Lá jogámos e quando chegou a minha vez, como sempre, fiz o meu draw normal, que com o vento se transformou num hook fazendo “aterrar” a bola em cima da cabeça de um dos trabalhadores do campo que, por sorte dele e minha também, usava um chapéu grosso com abas. O homem caiu no chão depois de um rodopio sobre si próprio e com ele caiu o meu coração.

“Pronto, mas porque é que jogaste? És um perfeito idiota”

Lá corri pela encosta abaixo até que, chegando ao green, o vejo a afastar-se em direcção à Casa de Manutenção.
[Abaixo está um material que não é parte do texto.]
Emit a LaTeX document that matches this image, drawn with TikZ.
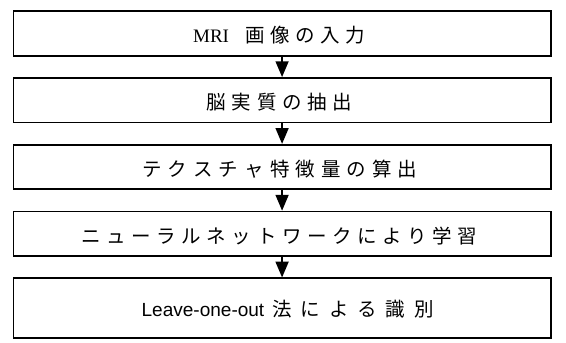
\documentclass[tikz,border=0pt]{standalone}
\usepackage{fontspec}
\setmainfont{Liberation Serif}
\newfontfamily\jpfont{Noto Sans CJK JP}
\newfontfamily\arialfont{Liberation Sans}
\usetikzlibrary{arrows.meta}
\newcommand\spacedtext[2]{\def\spgap{#1}\spfirst#2\relax}
\def\spfirst#1{#1\sploop}
\def\sploop#1{\ifx#1\relax\else\hspace{\spgap}#1\expandafter\sploop\fi}
\tikzset{
  box/.style={draw, line width=1.9pt, minimum width=579pt, minimum height=48pt, inner sep=0pt},
  flow/.style={line width=1.6pt, -{Triangle[width=14pt,length=17pt]}},
  lbl/.style={inner sep=0pt, font=\fontsize{21pt}{24pt}\selectfont}
}
\begin{document}
\begin{tikzpicture}[x=1pt,y=-1pt]
\useasboundingbox (0,0) rectangle (610,368.6);
\node[box] (b1) at (304,36) {};
\node[box] (b2) at (304,108) {};
\node[box] (b3) at (304,180) {};
\node[box] (b4) at (304,252) {};
\node[box, minimum height=64pt] (b5) at (304,332) {};
\node[lbl] (t1) at (301,38) {{\fontsize{20.5pt}{22pt}\selectfont MRI}\hspace{18pt}{\jpfont\spacedtext{6pt}{画像の入力}}};
\node[lbl] (t2) at (301,38+72) {\jpfont\spacedtext{6pt}{脳実質の抽出}};
\node[lbl] (t3) at (301.5,38+144) {\jpfont\spacedtext{6.5pt}{テクスチャ特徴量の算出}};
\node[lbl] (t4) at (301,38+216) {\jpfont\spacedtext{6pt}{ニューラルネットワークにより学習}};
\node[lbl] (t5) at (310,333) {{\arialfont\fontsize{20.5pt}{22pt}\selectfont Leave-one-out}\hspace{9pt}{\jpfont\spacedtext{9.5pt}{法による識別}}};
\draw[flow] (b1.south) -- (b2.north);
\draw[flow] (b2.south) -- (b3.north);
\draw[flow] (b3.south) -- (b4.north);
\draw[flow] (b4.south) -- (b5.north);
\end{tikzpicture}
\end{document}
Perguntei aos outros colegas se ele estava bem:

“Não se preocupe, ele tem cabeça dura”,” foi só o susto.”

Preocupado nem acabei o buraco, pedi desculpa aos meus companheiros e dirigi-me ao lugar onde o Sr. Joaquim mudava de roupa.

“Oh! Sr. Joaquim, eu quero pedir-lhe imensa desculpa. Eu não devia ter jogado. Foi uma estupidez!”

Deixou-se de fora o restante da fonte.